Arturo Brachetti : La grande illusion
Avec Arturo Brachetti, on est vraiment dans le royaume de l’illusion. Ainsi, sur papier, le Festival Juste pour rire n’a rien ménagé pour faire de cette création «mondiale» une réussite, réquisitionnant toute une armada de concepteurs prestigieux (dont le directeur sortant du Quat’Sous, Pierre Bernard, à la direction artistique) pour entourer l’artiste italien, annoncé comme un véritable phénomène.
Et effectivement, des talents, le performer trilingue qu’un rien habille en possède beaucoup, si l’on en juge par son one man show (habité par tant de personnages) présenté à la salle Pierre-Mercure. Acteur, humoriste, magicien (il y a toujours d’invraisemblables choses qui émergent de ses poches, de sa bouche, de ses vêtements), et hallucinant «transformiste», Brachetti a l’art de se métamorphoser en un tournemain, sous les yeux d’un public mystifié et ébloui. Malheureusement, le contenu du spectacle n’est généralement pas à la hauteur des dons du virtuose. L’habit ne fait pas le moine…
Empruntant aux variétés, au burlesque, aux shows de «drag», voguant du film à la scène, de monologues aux numéros, le spectacle mis en scène par Serge Denoncourt – qui en est manifestement à son premier contact avec le genre – souffre d’éparpillement. De beaux flashs de poésie naïve cohabitent avec un humour gentil, voire facile, en manque de raffinement.
Cousu de fil blanc, l’enrobage narratif du spectacle, qui tente d’apporter une cohésion à l’ensemble, tombe à plat. Sa dimension pseudo-existentielle, quête identitaire de «l’homme aux mille masques», paraît lourde et artificielle. Quant à la caution autobiographique, qui sert à introduire les numéros, elle nous vaut des interventions filmées de la familia d’Arturo (personnifiée par Brachetti, toujours), guère drôles, et qui brisent régulièrement le rythme et la magie intermittente du show.
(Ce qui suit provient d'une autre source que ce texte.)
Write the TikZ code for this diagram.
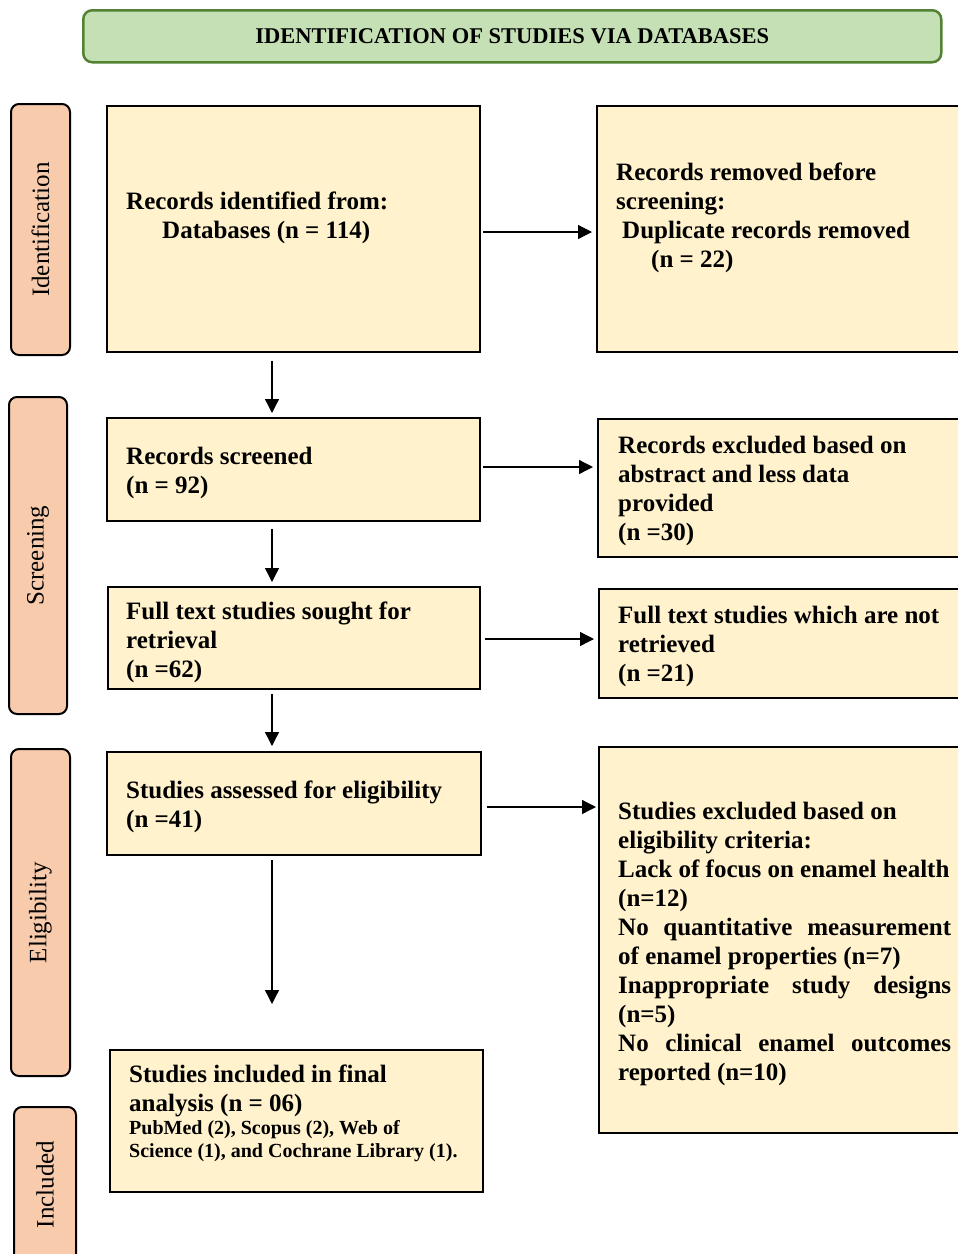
\documentclass[tikz,border=0pt]{standalone}
\usepackage{fontspec}
\setmainfont{Liberation Serif}
\usetikzlibrary{arrows.meta,calc}
\definecolor{bannerfill}{HTML}{C5E0B4}
\definecolor{bannerdraw}{HTML}{548235}
\definecolor{phasefill}{HTML}{F8CBAD}
\definecolor{boxfill}{HTML}{FFF2CC}
\begin{document}
\begin{tikzpicture}[x=1pt,y=-1pt,
  box/.style={draw=black, line width=2pt, fill=boxfill, inner sep=0pt, anchor=north west},
  txt/.style={anchor=north west, inner sep=0pt, align=left, font=\bfseries\fontsize{25}{29}\selectfont},
  smalltxt/.style={anchor=north west, inner sep=0pt, align=left, font=\bfseries\fontsize{20}{23}\selectfont},
  phase/.style={draw=black, line width=2pt, fill=phasefill, rounded corners=8pt, rotate=90, inner sep=0pt, font=\fontsize{25}{29}\selectfont},
  arr/.style={line width=1.3pt, -{Triangle[length=14pt,width=14pt]}},
]
\clip (0,0) rectangle (958,1254);

% banner
\node[draw=bannerdraw, line width=2.5pt, fill=bannerfill, rounded corners=9pt,
      minimum width=858pt, minimum height=52pt, anchor=north west, inner sep=0pt,
      font=\bfseries\fontsize{22.5}{27}\selectfont] (banner) at (82,9)
      {IDENTIFICATION OF STUDIES VIA DATABASES};

% phase labels
\node[phase, minimum width=251pt, minimum height=59pt] (p1) at (40.5,229.5) {Identification};
\node[phase, minimum width=317pt, minimum height=58pt] (p2) at (38,555.5) {Screening};
\node[phase, minimum width=327pt, minimum height=59pt] (p3) at (40.5,912.5) {Eligibility};
\node[phase, minimum width=155pt, minimum height=62pt] (p4) at (45,1184.5) {Included};

% boxes
\node[box, minimum width=373pt, minimum height=246pt] (b1) at (106,105) {};
\node[box, minimum width=370pt, minimum height=246pt] (r1) at (596,105) {};
\node[box, minimum width=373pt, minimum height=103pt] (b2) at (106,417) {};
\node[box, minimum width=370pt, minimum height=138pt] (r2) at (597,418) {};
\node[box, minimum width=372pt, minimum height=102pt] (b3) at (107,586) {};
\node[box, minimum width=370pt, minimum height=109pt] (r3) at (598,588) {};
\node[box, minimum width=374pt, minimum height=103pt] (b4) at (106,751) {};
\node[box, minimum width=370pt, minimum height=386pt] (r4) at (598,746) {};
\node[box, minimum width=373pt, minimum height=142pt] (b5) at (109,1049) {};

% texts
\node[txt] (t1) at (126,188.7) {\strut Records identified from:\\\hspace*{36pt}Databases (n = 114)};
\node[txt] (tr1) at (616,159.7) {\strut Records removed before\\screening:\\\hspace*{6pt}Duplicate records removed\\\hspace*{35pt}(n = 22)};
\node[txt] (t2) at (126,443.7) {\strut Records screened\\(n = 92)};
\node[txt] (tr2) at (618,432.7) {\strut Records excluded based on\\abstract and less data\\provided\\(n =30)};
\node[txt] (t3) at (126,598.7) {\strut Full text studies sought for\\retrieval\\(n =62)};
\node[txt] (tr3) at (618,602.7) {\strut Full text studies which are not\\retrieved\\(n =21)};
\node[txt] (t4) at (126,777.7) {\strut Studies assessed for eligibility\\(n =41)};
\node[txt] (tr4) at (618,798.7) {\strut Studies excluded based on\\eligibility criteria:\\Lack of focus on enamel health\\(n=12)\\\makebox[333pt][s]{No quantitative measurement}\\of enamel properties (n=7)\\\makebox[333pt][s]{Inappropriate study designs}\\(n=5)\\\makebox[333pt][s]{No clinical enamel outcomes}\\reported (n=10)};
\node[txt] (t5) at (129,1061.7) {\strut Studies included in final\\analysis (n = 06)};
\node[smalltxt] (t5s) at (129,1118.4) {\strut PubMed (2), Scopus (2), Web of\\Science (1), and Cochrane Library (1).};

% connectors
\coordinate (cx) at (272,0);
\coordinate (end4) at (272,1004);
\draw[arr, shorten <=2pt, shorten >=4pt] ([yshift=-3pt]b1.east) -- ([yshift=-3pt]b1.east -| r1.west);
\draw[arr, shorten <=2pt, shorten >=4pt] ([yshift=2.5pt]b2.east) -- ([yshift=2.5pt]b2.east -| r2.west);
\draw[arr, shorten <=4pt, shorten >=4pt] ([yshift=-1pt]b3.east) -- ([yshift=-1pt]b3.east -| r3.west);
\draw[arr, shorten <=5pt, shorten >=2pt] ([yshift=-3.5pt]b4.east) -- ([yshift=-3.5pt]b4.east -| r4.west);
\draw[arr, shorten <=8pt, shorten >=4pt] (b1.south -| cx) -- (b2.north -| cx);
\draw[arr, shorten <=7pt, shorten >=4pt] (b2.south -| cx) -- (b3.north -| cx);
\draw[arr, shorten <=4pt, shorten >=5pt] (b3.south -| cx) -- (b4.north -| cx);
\draw[arr, shorten <=4pt] (b4.south -| cx) -- (end4);
\end{tikzpicture}
\end{document}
Ces moments où Brachetti donne sa pleine mesure. Quand il incarne les quatre saisons et fait voler flocons et fleurs; quand il joue tous les acteurs d’un western parodique et muet; quand, en Pierrot, il fait voleter un bout d’étoffe blanche tel un papillon; quand il projette sur un écran tout un zoo en ombres chinoises.
Ce caméléon de haut vol nous laisse souvent baba (mais comment fait-il?), lui qui peut changer de couleur de tuxedo, le temps pour James Bond de tirer quelques coups – de feu, bien sûr… Mais même ses confondants exploits vestimentaires ne suffisent pas toujours à susciter l’émerveillement. Passer, l’espace d’un soupir, de Scarlett O’Hara à Julie Andrews (sur fond de lip-sync) à… King Kong (je résume) peut relever de la prouesse physique, d’une sophistiquée mais inutile parade de costumes, comme dans cet hommage, impressionnant mais vide, à Hollywood. Il faut habiller ce bal costumé d’un peu plus de souffle artistique et de finesse comique.
En fin de spectacle (la seconde partie est généralement supérieure à la première), le clin d’oil à ce magicien qu’était Fellini, avec ses saltimbanques, son évocation touchante de Giulietta Massina dans La Strada, sa robe pourpre de cardinal qui se gonfle en chapiteau de cirque, ses créatures colorées, se révèle le clou de la soirée. Un petit moment de grâce qui devient l’aune à laquelle on juge ce show longuet et en dents de scie, qu’on aurait aimé toujours autant chargé de poésie lunaire. C’est le moins que mérite l’étonnant talent d’Arturo Brachetti, ici dilué.